City Council members, led by Eva Moskowitz, have introduced a bill that would require that all new Muni-Meter parking meters, such as those on Beach 116 Street, will have to be installed with credit card readers so that drivers will no longer have to fumble with loose change when they park. “People have dollar bills and credit cards,” Moskowitz said, arguing for her bill. “Why not make the Muni-Meters easy to use?”

Long-time Rockaway resident Tom Fitzpatrick got his $400 homeowner’s check from Mayor Bloomberg and called to say that it would be much easier and cost-effective if the city would simply take the money off his property tax bill. Of course, then homeowner’s would not get a nice, fresh check with the mayor’s name on it during an election year.

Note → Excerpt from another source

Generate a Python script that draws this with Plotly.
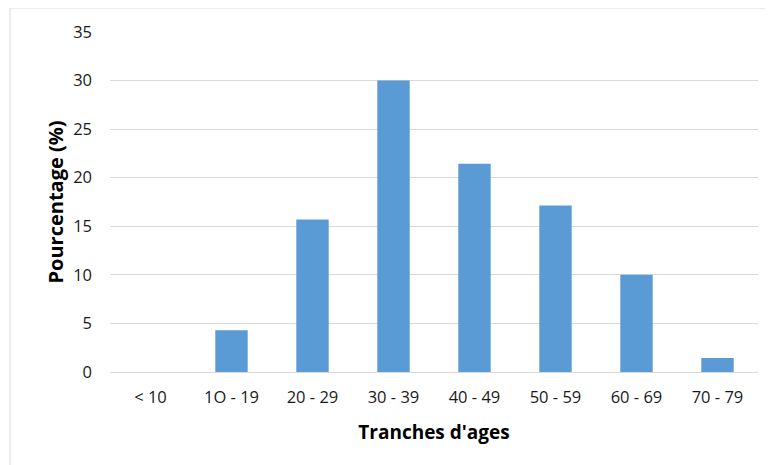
import plotly.graph_objects as go

categories = ["< 10", "1O - 19", "20 - 29", "30 - 39", "40 - 49", "50 - 59", "60 - 69", "70 - 79"]
percentages = [0, 4.29, 15.71, 30.0, 21.43, 17.14, 10.0, 1.43]
y_ticks = [0, 5, 10, 15, 20, 25, 30, 35]

FONT = "Open Sans"

fig = go.Figure(
    go.Bar(
        x=categories,
        y=percentages,
        marker=dict(color="#5b9bd5", line=dict(width=0)),
        width=0.4,
    )
)

fig.update_layout(
    width=773,
    height=465,
    margin=dict(l=102, r=23, t=24, b=101),
    paper_bgcolor="white",
    plot_bgcolor="white",
    showlegend=False,
    font=dict(family=FONT, size=16, color="#1a1a1a"),
    shapes=[
        dict(
            type="rect", xref="paper", yref="paper",
            x0=-0.1543, x1=1.2, y0=-0.5, y1=1.0706,
            line=dict(color="#d9d9d9", width=1), fillcolor="rgba(0,0,0,0)",
            layer="below",
        )
    ],
)

fig.update_xaxes(
    type="category",
    showgrid=False,
    showline=True,
    linecolor="#d9d9d9",
    linewidth=1,
    ticks="",
    ticklabelstandoff=10,
    tickfont=dict(family=FONT, size=16.5, color="#1a1a1a"),
    title=dict(text="<b>Tranches d'ages</b>", font=dict(family=FONT, size=19, color="#000000"), standoff=18),
)

fig.update_yaxes(
    range=[0, 35],
    tickvals=y_ticks,
    showgrid=True,
    gridcolor="#d9d9d9",
    gridwidth=1,
    zeroline=False,
    showline=False,
    ticks="",
    ticklabelstandoff=17,
    tickfont=dict(family=FONT, size=16.5, color="#1a1a1a"),
    title=dict(text="<b>Pourcentage (%)</b>", font=dict(family=FONT, size=20, color="#000000"), standoff=4),
)

fig.write_html("out.html")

An avant-garde filmmaker has taken on Rockaway in a film that was shown at the Tribeca Film Festival last month. “{Rockaway] is an odd and interesting landscape,” said filmmaker Mark Street. “We were mesmerized by all of the contradictions in that part of Queens, which is at once so close to the heart of New York City, but a metaphorical hundred miles away.” The film, called simply, “Rockaway,” is a “meandering study of three high school girlfriends who live on a thin strip of land east of Manhattan and a stone’s throw from Kennedy Airport.” There are no reported plans to screen the film in Rockaway.

Across from 106-20 Shorefront Parkway thre is a children’s playground that features two slides connected with a small bridge. Locals say that kids run quickly across the bridge from one slide to another and that the bridge is in danger of falling away one day soon. The bolts holding the bridge, they say, are rusted out and near collapse. Calls to the Parks Department by some residents went unreturned or were apparently ignored.

The New York Times did a story about the subway syestem’s elevated lines. A quick look showed that the entire Rockaway line was not on the map and we wondered why. The answer we got from the paper is that “On some lines, trains travel above the ground, but are not classified as elevated.” The MTA. which runs the trains, did not have any idea what The Wave was talking about when we called. “If a train runs off the ground, it is elevated,” a source at the MTA said. Makes you wonder about the Times, doesn’t it?